To visualize the high-dimensional weight space, we'll use PCA to project the weight trajectories into 2D. This shows how different initializations lead to different paths through weight space.


In [None]:
# Flatten all weight trajectories into a single array for PCA
all_weights = []
trajectory_indices = []

for i, trajectory in enumerate(all_weight_trajectories):
    all_weights.extend(trajectory)
    trajectory_indices.extend([i] * len(trajectory))

all_weights = np.array(all_weights)
trajectory_indices = np.array(trajectory_indices)

# Apply PCA to reduce to 2D
pca = PCA(n_components=2)
weights_2d = pca.fit_transform(all_weights)

print(f"PCA explained variance ratio: {pca.explained_variance_ratio_}")
print(f"Total variance explained: {sum(pca.explained_variance_ratio_):.2%}")


In [None]:
# Visualize trajectories in 2D PCA space
plt.figure(figsize=(14, 10))

colors = plt.cm.tab10(np.linspace(0, 1, num_networks))

for i in range(num_networks):
    # Get indices for this trajectory
    mask = trajectory_indices == i
    traj_2d = weights_2d[mask]
    
    # Plot trajectory
    plt.plot(traj_2d[:, 0], traj_2d[:, 1], 'o-', color=colors[i], 
             alpha=0.6, linewidth=2, markersize=4, label=f'Network {i+1}')
    
    # Mark start and end points
    plt.scatter(traj_2d[0, 0], traj_2d[0, 1], color=colors[i], 
                s=200, marker='*', edgecolors='black', linewidths=2, zorder=5)
    plt.scatter(traj_2d[-1, 0], traj_2d[-1, 1], color=colors[i], 
                s=200, marker='s', edgecolors='black', linewidths=2, zorder=5)

plt.xlabel(f'PC1 ({pca.explained_variance_ratio_[0]:.1%} variance)', fontsize=12)
plt.ylabel(f'PC2 ({pca.explained_variance_ratio_[1]:.1%} variance)', fontsize=12)
plt.title('Weight Space Trajectories (PCA Projection)\n* = Start, ■ = End', fontsize=14)
plt.legend(bbox_to_anchor=(1.05, 1), loc='upper left')
plt.grid(True, alpha=0.3)
plt.tight_layout()
plt.show()


## 7. Create Loss Landscape Heatmap

Finally, we'll create a 2D loss landscape by evaluating the loss at a grid of points in the PCA-projected weight space.
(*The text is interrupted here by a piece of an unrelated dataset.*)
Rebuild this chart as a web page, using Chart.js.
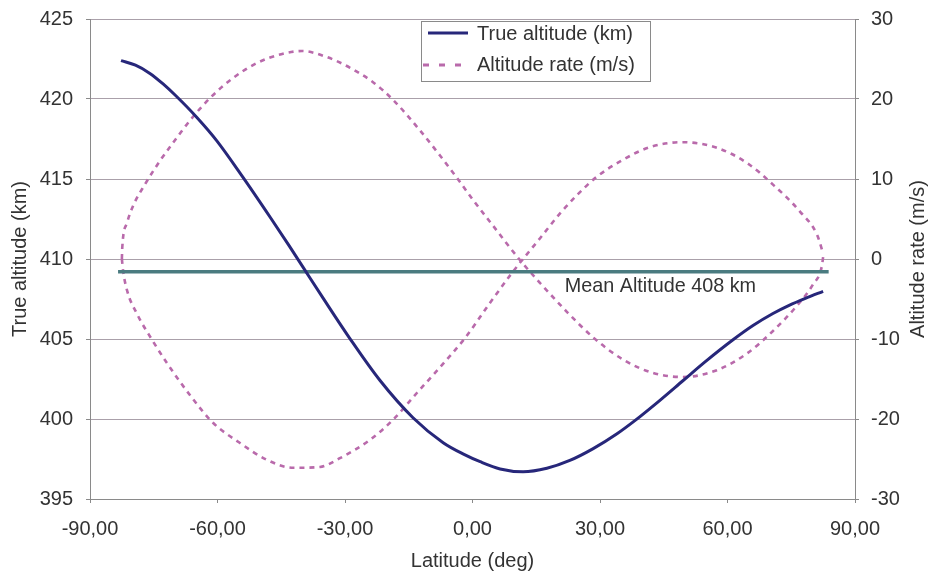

This gives us a visual representation of the loss surface.


In [None]:
def evaluate_loss_at_weights(weight_vector, X_tensor, y_tensor):
    """Evaluate loss for a given weight vector"""
    model = SimpleNN()
    
    # Reconstruct model weights from flat vector
    idx = 0
    for param in model.parameters():
        param_length = param.numel()
        param.data = torch.FloatTensor(weight_vector[idx:idx+param_length]).reshape(param.shape)
        idx += param_length
    
    # Evaluate loss
    criterion = nn.BCELoss()
    with torch.no_grad():
        outputs = model(X_tensor)
        loss = criterion(outputs, y_tensor)
    
    return loss.item()

# Create a grid in PCA space
resolution = 30
x_min, x_max = weights_2d[:, 0].min() - 1, weights_2d[:, 0].max() + 1
y_min, y_max = weights_2d[:, 1].min() - 1, weights_2d[:, 1].max() + 1

xx, yy = np.meshgrid(np.linspace(x_min, x_max, resolution),
                     np.linspace(y_min, y_max, resolution))
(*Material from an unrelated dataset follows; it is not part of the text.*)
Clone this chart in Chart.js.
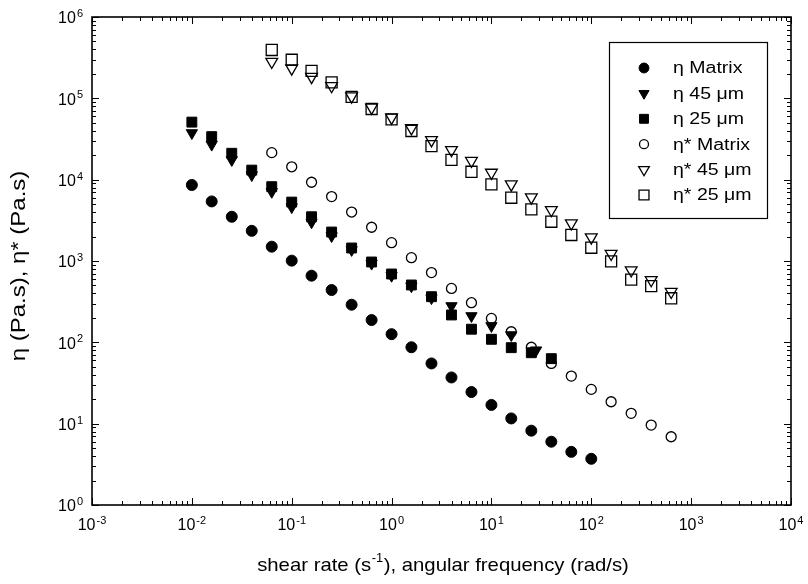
<!DOCTYPE html>
<html>
<head>
<meta charset="utf-8">
<script src="https://cdn.jsdelivr.net/npm/chart.js@4"></script>
<style>
  html, body { margin: 0; padding: 0; background: #fff; }
  #wrap { width: 808px; height: 584px; position: relative; }
</style>
</head>
<body>
<div id="wrap"><canvas id="viscChart"></canvas></div>
<script>
// steady shear (eta) x values, s^-1
const etaMatrixX = [0.01, 0.0158, 0.0251, 0.0398, 0.0631, 0.1, 0.158, 0.251, 0.398, 0.631, 1, 1.58, 2.51, 3.98, 6.31, 10, 15.8, 25.1, 39.8, 63.1, 100];
const eta45X = [0.01, 0.0158, 0.0251, 0.0398, 0.0631, 0.1, 0.158, 0.251, 0.398, 0.631, 1, 1.58, 2.51, 3.98, 6.31, 10, 15.8, 28];
const eta25X = [0.01, 0.0158, 0.0251, 0.0398, 0.0631, 0.1, 0.158, 0.251, 0.398, 0.631, 1, 1.58, 2.51, 3.98, 6.31, 10, 15.8, 25.1, 39.8];
// oscillatory (eta*) x values, rad/s
const freqX = [0.0631, 0.1, 0.158, 0.251, 0.398, 0.631, 1, 1.58, 2.51, 3.98, 6.31, 10, 15.8, 25.1, 39.8, 63.1, 100, 158, 251, 398, 631];

const etaMatrix = [8600, 5400, 3500, 2350, 1500, 1010, 660, 440, 290, 188, 126, 87, 55, 37, 24.5, 17, 11.6, 8.2, 6.0, 4.5, 3.7];
const eta45 = [37500, 27000, 17500, 11400, 7100, 4600, 3000, 2030, 1370, 930, 660, 490, 350, 280, 211, 159, 123, 80];
const eta25 = [51000, 33800, 21100, 13100, 8200, 5300, 3500, 2270, 1445, 972, 692, 507, 364, 217, 145, 109, 86, 74.5, 63];
const etaStarMatrix = [21500, 14400, 9300, 6200, 4000, 2600, 1680, 1100, 720, 460, 307, 197, 135, 87, 55, 38.5, 26.4, 18.6, 13.4, 9.6, 6.9];
const etaStar45 = [282000, 234000, 184000, 142000, 106000, 77000, 58000, 43000, 30700, 23200, 17100, 12200, 8770, 6070, 4240, 2910, 1955, 1230, 770, 584, 419];
const etaStar25 = [393000, 298000, 218000, 157000, 104000, 74000, 55200, 39700, 25900, 17500, 12500, 8770, 6000, 4320, 3040, 2090, 1456, 990, 590, 492, 348];

const seriesLabels = ['η Matrix', 'η 45 μm', 'η 25 μm', 'η* Matrix', 'η* 45 μm', 'η* 25 μm'];
const xExponents = [-3, -2, -1, 0, 1, 2, 3, 4];
const yExponents = [0, 1, 2, 3, 4, 5, 6];

const FONT = "'Liberation Sans', Arial, Helvetica, sans-serif";

function pts(xs, ys) {
    return ys.map((y, i) => ({ x: xs[i], y: y }));
}

// marker look per series (also used by the legend)
const markers = [
    { style: 'circle', r: 5.5, fill: true, rot: 0 },
    { style: 'triangle', r: 6.5, fill: true, rot: 180 },
    { style: 'rect', r: 7, fill: true, rot: 0 },
    { style: 'circle', r: 5, fill: false, rot: 0 },
    { style: 'triangle', r: 6.8, fill: false, rot: 180 },
    { style: 'rect', r: 7.8, fill: false, rot: 0 }
];

const seriesData = [
    pts(etaMatrixX, etaMatrix),
    pts(eta45X, eta45),
    pts(eta25X, eta25),
    pts(freqX, etaStarMatrix),
    pts(freqX, etaStar45),
    pts(freqX, etaStar25)
];

const datasets = seriesData.map((d, i) => ({
    label: seriesLabels[i],
    data: d,
    showLine: false,
    pointStyle: markers[i].style,
    pointRadius: markers[i].r,
    pointRotation: markers[i].rot,
    pointBackgroundColor: markers[i].fill ? '#000' : 'rgba(0,0,0,0)',
    pointBorderColor: '#000',
    pointBorderWidth: markers[i].fill ? 1 : 1.3
}));

// draw a marker by hand for the legend
function drawMarker(ctx, m, x, y, scale) {
    const r = m.r * scale;
    ctx.save();
    ctx.beginPath();
    if (m.style === 'circle') {
        ctx.arc(x, y, r, 0, Math.PI * 2);
    } else if (m.style === 'triangle') {
        // pointing down
        ctx.moveTo(x, y + r);
        ctx.lineTo(x - r * Math.sin(Math.PI / 3), y - r / 2);
        ctx.lineTo(x + r * Math.sin(Math.PI / 3), y - r / 2);
        ctx.closePath();
    } else {
        const s = r * Math.SQRT1_2;
        ctx.rect(x - s, y - s, 2 * s, 2 * s);
    }
    ctx.strokeStyle = '#000';
    ctx.lineWidth = m.fill ? 1 : 1.3;
    if (m.fill) { ctx.fillStyle = '#000'; ctx.fill(); }
    ctx.stroke();
    ctx.restore();
}

// text stretched along its direction (the scan's lettering is wide)
function wideText(ctx, txt, x, y, stretch) {
    ctx.save();
    ctx.translate(x, y);
    ctx.scale(stretch, 1);
    ctx.fillText(txt, 0, 0);
    ctx.restore();
}

// "10" with a raised exponent
function drawPow(ctx, exp, x, y, align) {
    const base = '10';
    const sup = String(exp);
    ctx.font = '16px ' + FONT;
    const wb = ctx.measureText(base).width;
    ctx.font = '11px ' + FONT;
    const ws = ctx.measureText(sup).width;
    const total = wb + ws + 1;
    let left = align === 'right' ? x - total : x - total / 2;
    ctx.textBaseline = 'middle';
    ctx.textAlign = 'left';
    ctx.font = '16px ' + FONT;
    ctx.fillText(base, left, y);
    ctx.font = '11px ' + FONT;
    ctx.fillText(sup, left + wb + 1, y - 5);
}

const framePlugin = {
    id: 'frame',
    beforeDatasetsDraw(chart) {
        const ctx = chart.ctx;
        const a = chart.chartArea;
        const xs = chart.scales.x, ys = chart.scales.y;
        ctx.save();
        ctx.strokeStyle = '#000';
        ctx.lineWidth = 1;
        // ticks on all four sides, pointing in
        for (let e = -3; e < 4; e++) {
            for (let k = 1; k <= 10; k++) {
                const px = Math.round(xs.getPixelForValue(k * Math.pow(10, e))) + 0.5;
                const len = (k === 1 || k === 10) ? 7 : 4;
                ctx.beginPath();
                ctx.moveTo(px, a.bottom); ctx.lineTo(px, a.bottom - len);
                ctx.moveTo(px, a.top); ctx.lineTo(px, a.top + len);
                ctx.stroke();
            }
        }
        for (let e = 0; e < 6; e++) {
            for (let k = 1; k <= 10; k++) {
                const py = Math.round(ys.getPixelForValue(k * Math.pow(10, e))) + 0.5;
                const len = (k === 1 || k === 10) ? 7 : 4;
                ctx.beginPath();
                ctx.moveTo(a.left, py); ctx.lineTo(a.left + len, py);
                ctx.moveTo(a.right, py); ctx.lineTo(a.right - len, py);
                ctx.stroke();
            }
        }
        ctx.lineWidth = 1.6;
        ctx.strokeRect(a.left, a.top, a.right - a.left, a.bottom - a.top);
        ctx.restore();
    },
    afterDraw(chart) {
        const ctx = chart.ctx;
        const a = chart.chartArea;
        const xs = chart.scales.x, ys = chart.scales.y;
        ctx.save();
        ctx.fillStyle = '#000';

        // tick labels
        xExponents.forEach(e => drawPow(ctx, e, xs.getPixelForValue(Math.pow(10, e)), a.bottom + 21, 'center'));
        yExponents.forEach(e => drawPow(ctx, e, a.left - 9, ys.getPixelForValue(Math.pow(10, e)) + 2, 'right'));

        // x title with superscript
        const st = 1.07;
        const p1 = 'shear rate (s', p2 = '-1', p3 = '), angular frequency (rad/s)';
        ctx.font = '19px ' + FONT;
        const w1 = ctx.measureText(p1).width * st, w3 = ctx.measureText(p3).width * st;
        ctx.font = '12px ' + FONT;
        const w2 = ctx.measureText(p2).width * st + 1;
        let tx = 443 - (w1 + w2 + w3) / 2;
        const ty = 566;
        ctx.textAlign = 'left';
        ctx.textBaseline = 'middle';
        ctx.font = '19px ' + FONT;
        wideText(ctx, p1, tx, ty, st);
        ctx.font = '12px ' + FONT;
        wideText(ctx, p2, tx + w1 + 0.5, ty - 7, st);
        ctx.font = '19px ' + FONT;
        wideText(ctx, p3, tx + w1 + w2, ty, st);

        // y title
        ctx.save();
        ctx.translate(19, 266);
        ctx.rotate(-Math.PI / 2);
        ctx.textAlign = 'center';
        ctx.font = '20px ' + FONT;
        wideText(ctx, 'η (Pa.s), η* (Pa.s)', 0, 0, 1.2);
        ctx.restore();

        // legend box
        ctx.lineWidth = 1.2;
        ctx.strokeStyle = '#000';
        ctx.strokeRect(609.5, 42.5, 158, 176);
        ctx.font = '16px ' + FONT;
        ctx.textAlign = 'left';
        ctx.textBaseline = 'middle';
        seriesLabels.forEach((lab, i) => {
            const y = 68 + i * 25.4;
            drawMarker(ctx, markers[i], 644, y, 0.9);
            wideText(ctx, lab, 673, y + 1, 1.22);
        });
        ctx.restore();
    }
};

new Chart(document.getElementById('viscChart'), {
    type: 'scatter',
    data: { datasets: datasets },
    options: {
        responsive: true,
        maintainAspectRatio: false,
        animation: false,
        events: [],
        layout: { padding: { left: 92, top: 17, right: 17, bottom: 79 } },
        plugins: {
            legend: { display: false },
            tooltip: { enabled: false }
        },
        scales: {
            x: {
                type: 'logarithmic',
                display: false,
                min: 1e-3,
                max: 1e4
            },
            y: {
                type: 'logarithmic',
                display: false,
                min: 1,
                max: 1e6
            }
        }
    },
    plugins: [framePlugin]
});
</script>
</body>
</html>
# Evaluate loss at each grid point
print("Computing loss landscape (this may take a moment)...")
loss_landscape = np.zeros_like(xx)

for i in range(resolution):
    for j in range(resolution):
        # Project 2D point back to high-dimensional weight space
        pca_coords = np.array([xx[i, j], yy[i, j]])
        weight_vector = pca.inverse_transform(pca_coords)
        
        # Evaluate loss
        loss_landscape[i, j] = evaluate_loss_at_weights(weight_vector, X_tensor, y_tensor)
    
    if (i + 1) % 5 == 0:
        print(f"Progress: {(i+1)/resolution*100:.0f}%")
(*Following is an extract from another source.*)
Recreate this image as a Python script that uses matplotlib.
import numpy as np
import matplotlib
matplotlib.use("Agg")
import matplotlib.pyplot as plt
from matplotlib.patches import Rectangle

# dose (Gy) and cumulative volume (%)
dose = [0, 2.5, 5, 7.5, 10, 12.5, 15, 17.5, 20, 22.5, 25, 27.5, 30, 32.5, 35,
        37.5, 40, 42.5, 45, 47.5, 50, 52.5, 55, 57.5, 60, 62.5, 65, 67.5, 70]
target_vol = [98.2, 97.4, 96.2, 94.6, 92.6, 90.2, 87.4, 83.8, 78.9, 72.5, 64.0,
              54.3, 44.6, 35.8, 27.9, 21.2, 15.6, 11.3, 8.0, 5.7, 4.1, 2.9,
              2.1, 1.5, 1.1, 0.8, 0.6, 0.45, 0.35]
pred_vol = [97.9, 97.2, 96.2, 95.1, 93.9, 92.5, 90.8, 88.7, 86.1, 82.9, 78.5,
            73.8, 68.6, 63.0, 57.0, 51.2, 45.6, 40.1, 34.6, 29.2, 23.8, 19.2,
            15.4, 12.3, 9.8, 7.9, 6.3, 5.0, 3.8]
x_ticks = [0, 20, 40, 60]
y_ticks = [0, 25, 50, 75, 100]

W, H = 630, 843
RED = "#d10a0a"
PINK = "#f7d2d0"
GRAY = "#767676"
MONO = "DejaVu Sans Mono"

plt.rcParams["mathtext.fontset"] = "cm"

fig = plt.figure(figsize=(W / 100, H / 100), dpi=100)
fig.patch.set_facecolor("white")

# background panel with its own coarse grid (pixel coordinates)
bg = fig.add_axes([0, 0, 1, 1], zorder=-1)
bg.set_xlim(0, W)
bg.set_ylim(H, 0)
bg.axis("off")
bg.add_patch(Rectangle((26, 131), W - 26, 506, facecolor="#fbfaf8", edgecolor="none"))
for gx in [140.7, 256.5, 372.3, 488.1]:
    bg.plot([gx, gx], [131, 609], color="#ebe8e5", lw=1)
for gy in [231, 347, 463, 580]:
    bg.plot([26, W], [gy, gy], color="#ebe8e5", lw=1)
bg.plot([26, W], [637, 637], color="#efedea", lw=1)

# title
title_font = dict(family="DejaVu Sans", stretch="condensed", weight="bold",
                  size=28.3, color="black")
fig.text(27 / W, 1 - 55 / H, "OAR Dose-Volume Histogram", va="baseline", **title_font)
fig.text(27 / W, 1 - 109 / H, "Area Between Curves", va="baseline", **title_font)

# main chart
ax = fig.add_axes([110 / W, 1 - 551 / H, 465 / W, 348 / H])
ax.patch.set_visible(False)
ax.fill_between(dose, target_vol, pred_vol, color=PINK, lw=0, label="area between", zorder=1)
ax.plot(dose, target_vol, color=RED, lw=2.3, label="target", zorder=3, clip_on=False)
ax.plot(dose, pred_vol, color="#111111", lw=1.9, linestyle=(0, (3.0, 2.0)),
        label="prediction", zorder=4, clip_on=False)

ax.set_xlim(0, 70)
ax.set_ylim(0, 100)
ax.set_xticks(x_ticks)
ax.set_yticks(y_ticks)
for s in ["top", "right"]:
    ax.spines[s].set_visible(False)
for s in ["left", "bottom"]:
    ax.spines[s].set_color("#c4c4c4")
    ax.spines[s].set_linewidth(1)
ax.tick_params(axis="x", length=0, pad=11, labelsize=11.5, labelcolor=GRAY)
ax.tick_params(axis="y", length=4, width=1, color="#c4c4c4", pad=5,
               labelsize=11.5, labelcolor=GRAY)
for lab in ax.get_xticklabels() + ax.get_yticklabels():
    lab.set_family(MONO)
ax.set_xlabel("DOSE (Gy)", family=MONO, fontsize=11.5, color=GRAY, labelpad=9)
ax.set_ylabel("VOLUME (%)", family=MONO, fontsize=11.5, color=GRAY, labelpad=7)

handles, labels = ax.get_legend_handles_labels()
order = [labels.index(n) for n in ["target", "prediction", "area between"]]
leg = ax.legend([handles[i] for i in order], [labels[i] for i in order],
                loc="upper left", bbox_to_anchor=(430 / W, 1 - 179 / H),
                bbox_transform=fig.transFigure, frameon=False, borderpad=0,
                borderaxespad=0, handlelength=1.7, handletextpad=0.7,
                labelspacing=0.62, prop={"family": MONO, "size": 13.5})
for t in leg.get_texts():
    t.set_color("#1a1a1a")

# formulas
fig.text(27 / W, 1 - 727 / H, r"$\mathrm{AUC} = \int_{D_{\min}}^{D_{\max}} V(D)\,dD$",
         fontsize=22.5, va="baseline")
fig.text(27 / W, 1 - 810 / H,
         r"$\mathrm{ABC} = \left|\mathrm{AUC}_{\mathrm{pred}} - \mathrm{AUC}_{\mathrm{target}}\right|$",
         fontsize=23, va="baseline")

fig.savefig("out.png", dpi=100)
print("Loss landscape computation complete!")


In [None]:
# Visualize the loss landscape with trajectories
plt.figure(figsize=(14, 10))

# Plot loss landscape as contour
contour = plt.contourf(xx, yy, loss_landscape, levels=20, cmap='viridis', alpha=0.7)
plt.colorbar(contour, label='Loss (BCE)')

# Overlay trajectories
for i in range(num_networks):
    mask = trajectory_indices == i
    traj_2d = weights_2d[mask]
    plt.plot(traj_2d[:, 0], traj_2d[:, 1], 'o-', color='white', 
             alpha=0.8, linewidth=2, markersize=3)
    plt.scatter(traj_2d[0, 0], traj_2d[0, 1], color='red', 
                s=150, marker='*', edgecolors='white', linewidths=2, zorder=5)
    plt.scatter(traj_2d[-1, 0], traj_2d[-1, 1], color='lime', 
                s=150, marker='s', edgecolors='white', linewidths=2, zorder=5)

plt.xlabel(f'PC1 ({pca.explained_variance_ratio_[0]:.1%} variance)', fontsize=12)
plt.ylabel(f'PC2 ({pca.explained_variance_ratio_[1]:.1%} variance)', fontsize=12)
plt.title('Loss Landscape with Training Trajectories\n* = Start (red), ■ = End (green)', fontsize=14)
plt.grid(True, alpha=0.3, color='white')
plt.tight_layout()
plt.show()


## Conclusion

This notebook demonstrated how to visualize loss landscapes by training multiple neural networks with different random initializations on the same dataset. Key observations:

1. Different random initializations lead to different starting points in weight space
2. Despite different trajectories, networks tend to converge to similar loss values
3. The PCA projection reveals that optimization paths can vary significantly even with identical training procedures
4. The loss landscape shows the complex, non-convex nature of neural network optimization
5. All networks successfully navigate from their random starting points to low-loss regions

This visualization technique helps us understand the geometry of neural network optimization and why different initializations can lead to different solutions with similar performance. The loss landscape perspective provides valuable insights into the training dynamics of deep learning models.